Written by Clifford Parker    Monday, 26 July 2010 09:30    PDF Print E-mail
From the Book of Clifford

Many people in life have their favorite cup or glass. It may be a coffee cup, a favorite drinking glass or some other container that we just like to use simply because it seems comfortable to us. I personally don’t like large coffee mugs. I like medium sized cups of coffee and in my cabinet sit three or four medium sized coffee cups, all made alike that I enjoy my coffee from. If I am drinking sweet tea on a hot day, I like a large glass made from thin glass and not thick. For water, I like bottles, but if drinking from a cup I like small cups and not large ones. To each his own.

Recalling my younger years, there are a couple of cups I distinctly remember very well. My Aunt Aggie Williams had a metal cup that she kept near her water faucet outside her well house. The water was being pumped by an electric well, but as with most folks in the country, our water wells were all inside a small well house to protect them from the weather. I wrote a story a couple of years ago that the well house was and still is a place where I always stop, look and listen. They are usually cool dark places and I just expect to find a snake inside when I open the door.

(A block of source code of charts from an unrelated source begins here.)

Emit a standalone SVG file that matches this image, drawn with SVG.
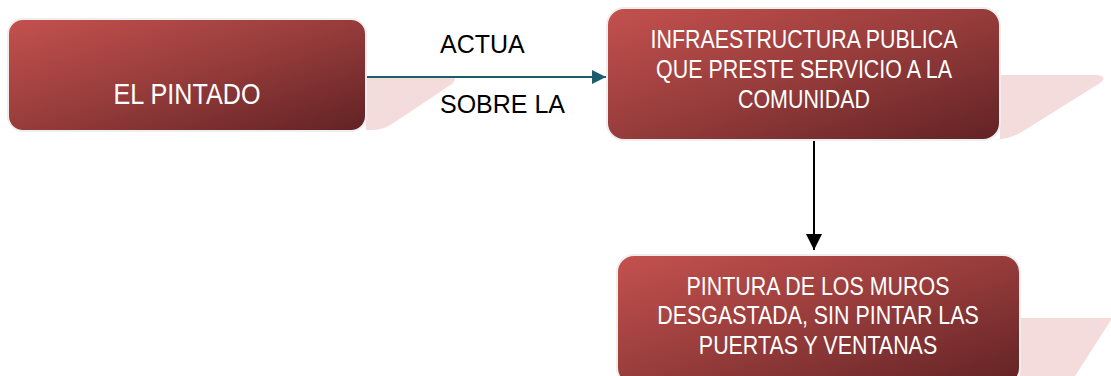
<svg xmlns="http://www.w3.org/2000/svg" width="1111" height="376" viewBox="0 0 1111 376">
<defs>
<linearGradient id="g" x1="0" y1="0" x2="1" y2="1">
<stop offset="0" stop-color="#c4514e"/>
<stop offset="0.5" stop-color="#963c3b"/>
<stop offset="1" stop-color="#622224"/>
</linearGradient>
<marker id="ahT" viewBox="0 0 10 10" refX="10" refY="5" markerWidth="14" markerHeight="14" markerUnits="userSpaceOnUse" orient="auto">
<path d="M0,0 L10,5 L0,10 z" fill="#1f5c6b"/>
</marker>
<marker id="ahB" viewBox="0 0 10 10" refX="10" refY="5" markerWidth="16" markerHeight="16" markerUnits="userSpaceOnUse" orient="auto">
<path d="M0,0 L10,5 L0,10 z" fill="#000"/>
</marker>
</defs>
<style>
.box{fill:url(#g);stroke:#eeeeee;stroke-width:2}
.sh{fill:#f2d6d6;opacity:0.85}
.bt{font-family:"Liberation Sans",Arial,sans-serif;fill:#ffffff;text-anchor:middle}
.lb{font-family:"Liberation Sans",Arial,sans-serif;font-size:25px;fill:#000}
</style>
<g id="n1">
<path class="sh" d="M366,77 L452,77 Q458,78 452,84 L392,124 Q383,130 370,130 L366,130 z"/>
<rect class="box" x="8" y="19" width="358" height="112" rx="15"/>
<text class="bt" transform="translate(187,0) scale(0.84,1)" x="0" y="104" font-size="30">EL PINTADO</text>
</g>
<g id="n2">
<path class="sh" d="M1000,75 L1098,75 Q1108,77 1100,83 L1025,130 Q1010,140 990,140 L1000,140 z"/>
<rect class="box" x="607" y="8" width="393" height="132" rx="17"/>
<text class="bt" transform="translate(804,0) scale(0.84,1)" font-size="25.5"><tspan x="0" y="48">INFRAESTRUCTURA PUBLICA</tspan><tspan x="0" y="78">QUE PRESTE SERVICIO A LA</tspan><tspan x="0" y="108">COMUNIDAD</tspan></text>
</g>
<g id="n3">
<path class="sh" d="M1020,318 L1111,318 L1111,320 L1075,376 L1020,376 z"/>
<rect class="box" x="617" y="255" width="403" height="130" rx="17"/>
<text class="bt" transform="translate(818,0) scale(0.84,1)" font-size="25.5"><tspan x="0" y="295">PINTURA DE LOS MUROS</tspan><tspan x="0" y="324">DESGASTADA, SIN PINTAR LAS</tspan><tspan x="0" y="354">PUERTAS Y VENTANAS</tspan></text>
</g>
<g id="connectors">
<line x1="367" y1="77" x2="606" y2="77" stroke="#1f5c6b" stroke-width="2" marker-end="url(#ahT)"/>
<line x1="814" y1="141" x2="814" y2="250" stroke="#000" stroke-width="2" marker-end="url(#ahB)"/>
<text class="lb" x="440" y="53">ACTUA</text>
<text class="lb" x="440" y="113">SOBRE LA</text>
</g>
</svg>
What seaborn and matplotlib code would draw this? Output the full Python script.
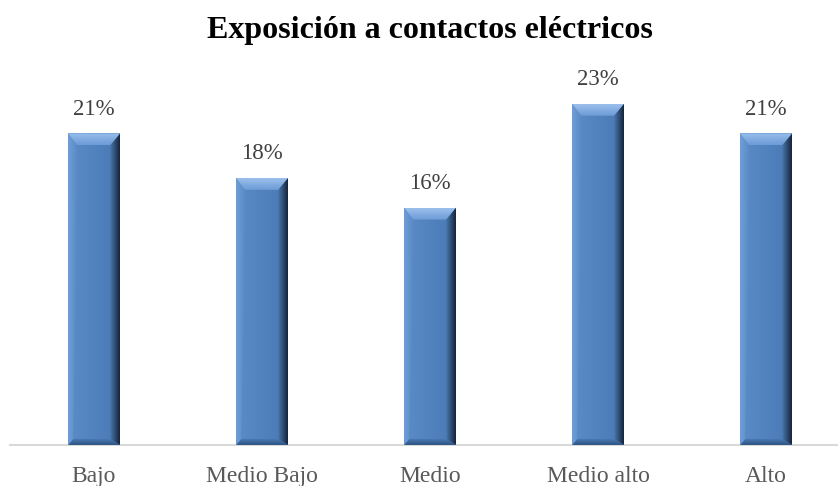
import numpy as np
import pandas as pd
import matplotlib
matplotlib.use("Agg")
import matplotlib.pyplot as plt
from matplotlib.patches import Polygon
import seaborn as sns

categories = ["Bajo", "Medio Bajo", "Medio", "Medio alto", "Alto"]
values = [21, 18, 16, 23, 21]
title = "Exposición a contactos eléctricos"

sns.set_theme(style="white")
plt.rcParams["font.family"] = ["Liberation Serif", "DejaVu Serif"]

W, H = 838, 486
fig = plt.figure(figsize=(W / 100, H / 100), dpi=100)
ax = fig.add_axes([10 / W, 41 / H, 840 / W, 371 / H])

df = pd.DataFrame({"cat": categories, "val": values})
sns.barplot(data=df, x="cat", y="val", color="#4F81BD", width=0.31,
            saturation=1, ax=ax, zorder=2)
ax.set_xlim(-0.5, 4.5)
ax.set_ylim(0, 25)

# Pixel sizes expressed in data units
px_x = 1.0 / 168
px_y = 25.0 / 371


def gradient(ax, x0, x1, y0, y1, c0, c1, horizontal, clip):
    n = 64
    t = np.linspace(0, 1, n)
    c0 = np.array(matplotlib.colors.to_rgb(c0))
    c1 = np.array(matplotlib.colors.to_rgb(c1))
    cols = c0[None, :] * (1 - t[:, None]) + c1[None, :] * t[:, None]
    img = cols[None, :, :] if horizontal else cols[:, None, :]
    im = ax.imshow(img, extent=(x0, x1, y0, y1), origin="lower",
                   aspect="auto", interpolation="bilinear", zorder=3)
    im.set_clip_path(clip)


for patch, v in zip(ax.patches, values):
    x0 = patch.get_x()
    w = patch.get_width()
    x1 = x0 + w
    top = patch.get_height()
    bx = 9 * px_x
    by = 12 * px_y
    sx = 10 * px_x
    bb = 6 * px_y
    patch.set_edgecolor("none")

    # body shading: slight left-to-right darkening
    body = Polygon([(x0, 0), (x1, 0), (x1, top), (x0, top)], closed=True,
                   transform=ax.transData)
    gradient(ax, x0, x1, 0, top, "#5A8CC8", "#4A79B3", True, body)

    # right side bevel going dark
    right = Polygon([(x1 - sx, bb), (x1, 0), (x1, top), (x1 - sx, top - by)],
                    closed=True, transform=ax.transData)
    gradient(ax, x1 - sx, x1, 0, top, "#4A78B0", "#14243A", True, right)

    # bottom bevel
    bottom = Polygon([(x0, 0), (x1, 0), (x1 - sx, bb), (x0 + bx * 0.6, bb)],
                     closed=True, transform=ax.transData)
    gradient(ax, x0, x1, 0, bb, "#2E5482", "#4A78B0", False, bottom)

    # top bevel, lighter
    topb = Polygon([(x0, top), (x1, top), (x1 - sx, top - by), (x0 + bx, top - by)],
                   closed=True, transform=ax.transData)
    gradient(ax, x0, x1, top - by, top, "#6C9BD6", "#9CC0EC", False, topb)

    # left edge highlight
    left = Polygon([(x0, 0), (x0 + bx * 0.6, bb), (x0 + bx, top - by), (x0, top)],
                   closed=True, transform=ax.transData)
    gradient(ax, x0, x0 + bx, 0, top, "#6F9DD6", "#5B8CC8", True, left)

    ax.text(x0 + w / 2, top + 24 * px_y, f"{v}%", ha="center", va="center",
            fontsize=16.5, color="#404040", zorder=4)

sns.despine(ax=ax, left=True, top=True, right=True)
ax.spines["bottom"].set_color("#D9D9D9")
ax.spines["bottom"].set_linewidth(1.5)
ax.set_yticks([])
ax.set_xlabel("")
ax.set_ylabel("")
ax.tick_params(axis="x", length=0, pad=15, labelsize=17, labelcolor="#595959")

fig.text(430 / W, 1 - 38 / H, title, ha="center", va="baseline",
         fontsize=23, fontweight="bold", color="black")

fig.savefig("out.png", dpi=100, facecolor="white")
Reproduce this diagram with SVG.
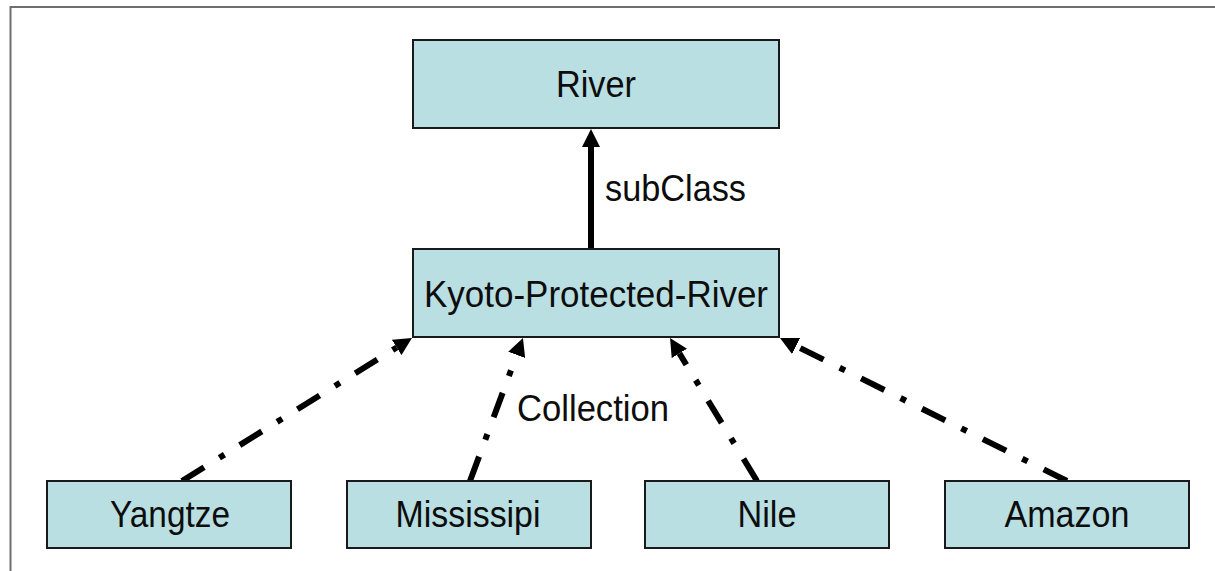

Aunt Aggie had a stick driven into the ground that had a rounded top on it. I don’t recall if it was as large as an old axe handle or maybe an old broom stick. My memory leans me more toward the broom stick size. The metal cup may have possibly been aluminum, but I recall it being colored faded red, blue or green…I can’t remember. After using the cup, it was turned upside down on the stick and left in place for the next person that needed a drink.

I’m sure that over time the stick and cup itself could have used a good washing, but the cup was the common drinking cup used by all and any dirt, dust or grime was always a natural kind of dirty. There is a difference, you know, between natural dirt and unnatural dirt. Natural dirt is simply outside dust, grit or sand that may get kicked up or spread around by the wind. Unnatural dirt is nasty stuff usually mixed with somebody’s spit or maybe old food stuff that already stinks.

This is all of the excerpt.